Softbait Selection for Smallmouths
Matt Straw
Bumps are a primitive form of communication, like smoke signals. Smallmouths bumping soft plastics without chomping and getting hooked are whispering something—actually, lots of somethings—just out of earshot.
Bumped plastics might be the wrong color, the wrong size, or the wrong style. Perhaps the presentation is off pace—too fast or too slow. Bumps can’t tell you which. Bumps announce that fish are generally active yet barely impressed with what you’re doing. Bumps tell you the fish are there and that they want to eat. Reading the signals reveals only that something must change, without divulging what it might be.
Bumps can be solved with pace. How fast is the bait dropping, or how fast does it have to move to counteract the weight involved? Pace can be altered by changing jig size, going with a different sinker, or by choosing between weighted hooks and bare-bones hooks. Pace problems can stem from moving the bait too fast, or by letting it fall too fast. When bass bump without eating, I try to lighten the package. Even in 20 feet of water, if bass are bumping a 1/4-ounce jig without committing, I might switch to a 1/8-ounce jig. I already know the fish are there, making it worth the wait.
If pace is the problem, slowing down tends to work better than speeding up—most of the time, but not always. On the verge of a truly hot bite (especially in fall), moving faster with larger, more aggressive lures often solves problems with pace.

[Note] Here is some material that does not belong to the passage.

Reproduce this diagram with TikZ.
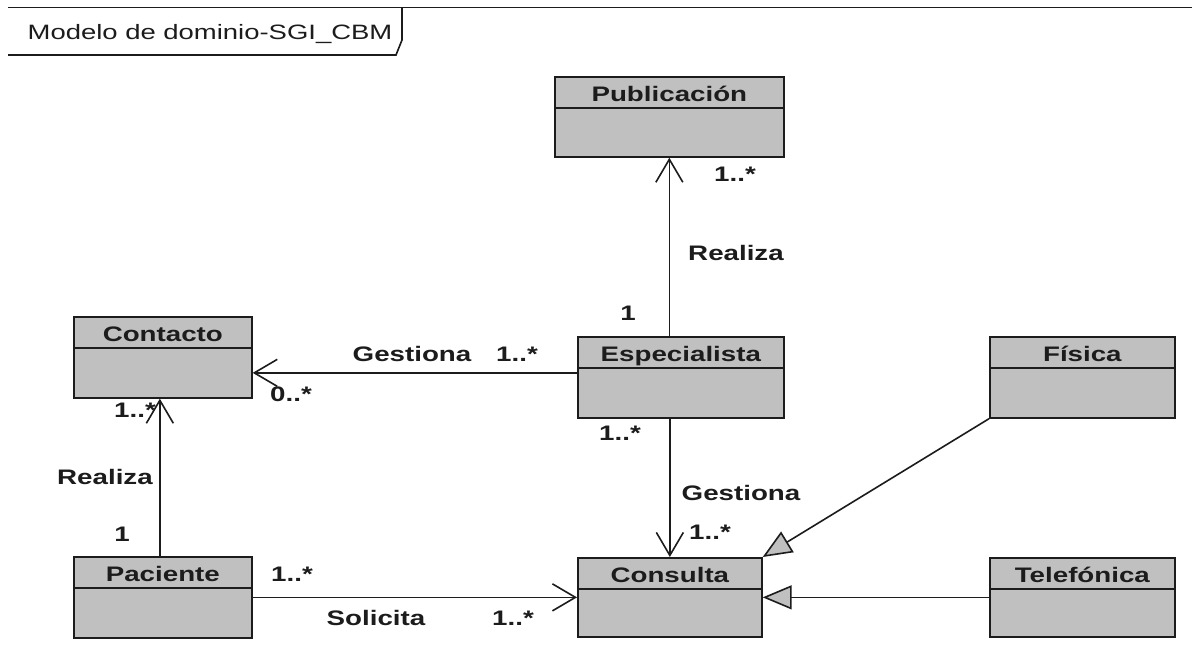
\documentclass[tikz,border=0pt]{standalone}
\usepackage{fontspec}
\setmainfont{Liberation Sans}[FakeStretch=1.32]
\usetikzlibrary{arrows.meta}
\definecolor{boxgray}{HTML}{C0C0C0}
\definecolor{ink}{HTML}{1C1C1C}

% class box: name, left x, top y, width, height, class title
\newcommand{\umlclass}[6]{%
  \node[classbox, minimum width=#4pt, minimum height=#5pt] (#1) at (#2,#3) {};
  \draw[ink, line width=1.7pt] ([yshift=-32pt]#1.north west) -- ([yshift=-32pt]#1.north east);
  \node[classname] (#1-title) at ([yshift=-25pt]#1.north) {#6};}

\begin{document}
\begin{tikzpicture}[x=1pt,y=-1pt,
  font=\fontsize{21}{25}\selectfont\bfseries,
  classbox/.style={draw=ink, fill=boxgray, line width=1.7pt, inner sep=0pt, anchor=north west},
  classname/.style={anchor=base, text=ink, inner sep=0pt},
  lbl/.style={text=ink, inner sep=0pt},
  assoc/.style={draw=ink, line width=1.6pt, -{Straight Barb[length=23pt,width=27pt,line width=1.6pt]}},
  gen/.style={draw=ink, line width=1.6pt, -{Triangle[open,length=29pt,width=24pt,fill=boxgray,line width=1.6pt]}},
]
\useasboundingbox (0,0) rectangle (1192,657);
\fill[white] (0,0) rectangle (1192,657);

% diagram frame and its name tab
\draw[ink, line width=1.6pt] (8,7.5) -- (1192,7.5);
\draw[ink, line width=1.6pt] (8,55) -- (396,55) -- (402,40) -- (402,7.5);
\node[anchor=base, text=ink, inner sep=0pt, font=\fontsize{20.8}{25}\selectfont] (title) at (210,39.5) {Modelo de dominio-SGI\_CBM};

% classes
\umlclass{pub}{554}{76}{229}{80}{Publicación}
\umlclass{con}{73}{316}{178}{81}{Contacto}
\umlclass{esp}{577}{336}{206}{81}{Especialista}
\umlclass{fis}{989}{336}{185}{81}{Física}
\umlclass{pac}{73}{556}{178}{81}{Paciente}
\umlclass{cons}{577}{557}{184}{79}{Consulta}
\umlclass{tel}{989}{557}{185}{79}{Telefónica}

% associations
\draw[assoc] (esp.north -| pub.south) -- (pub.south);
\draw[assoc] ([yshift=4.5pt]esp.west) -- ([yshift=4.5pt]esp.west -| con.east);
\draw[assoc] ([xshift=-3pt]pac.north) -- ([xshift=-3pt]pac.north |- con.south);
\draw[assoc] (esp.south -| cons.north) -- (cons.north);
\draw[assoc] (pac.east) -- (cons.west);

% generalizations
\draw[gen] (fis.south west) -- (cons.north east);
\draw[gen] (tel.west) -- (cons.east);

% association names and multiplicities
\node[lbl] (m1) at (735,174) {1..*};
\node[lbl] (a1) at (736,253) {Realiza};
\node[lbl] (m2) at (628,313) {1};
\node[lbl] (a2) at (412,354) {Gestiona};
\node[lbl] (m3) at (517,354) {1..*};
\node[lbl] (m4) at (291,394) {0..*};
\node[lbl] (m5) at (135,410) {1..*};
\node[lbl] (a3) at (105,477) {Realiza};
\node[lbl] (m6) at (122,534) {1};
\node[lbl] (m7) at (292,574) {1..*};
\node[lbl] (a4) at (376,618) {Solicita};
\node[lbl] (m8) at (513,618) {1..*};
\node[lbl] (m9) at (620,433) {1..*};
\node[lbl] (a5) at (741,493) {Gestiona};
\node[lbl] (m10) at (710,532) {1..*};
\end{tikzpicture}
\end{document}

If bumping persists after a change of pace, it’s time to play with size, style, rigging, and color. And your ducks should already be in order, because you anticipated problems. (Always anticipate problems with smallmouths.)
Plastic Selection 101
Consider cover first. When bass hover on snaggy piles of broken rock, list everything that swims. Grubs, worms, and soft sticks top the list, so grab a bag of each on the way to the casting deck. You should already know a color or two that might work, given the water clarity, water color, and past experience. The time to play with color comes after determining which style of plastic will be most effective that day.
In wood and weeds, downscale the action part of the equation. Ripple tails (snake-style worms) and auger-tail grubs tend to be less effective than smaller curlytails or straight tails, which grab less cover. Tubes and finesse worms become increasingly important as the cover thickens, as will Texas-rigging and Texas-style jigs that allow you to bury the hook point in the lure while keeping the bait straight, so it won’t twist.
“Mung” is slang for filamentous algae. In some areas it clings to every rock and log, particularly in early summer. Let a lure touch bottom just once, briefly, and mung’s the word. Drop-shot rigging comes to mind, wherein the plastic can be set any distance above a mungy bottom. Even more efficient is a float, which can suspend a wacky-rigged worm just above the mung zone without a sinker to hang. Every type of cover lends itself to a logical solution of this sort, and every type of plastic bait performs differently in each type of cover.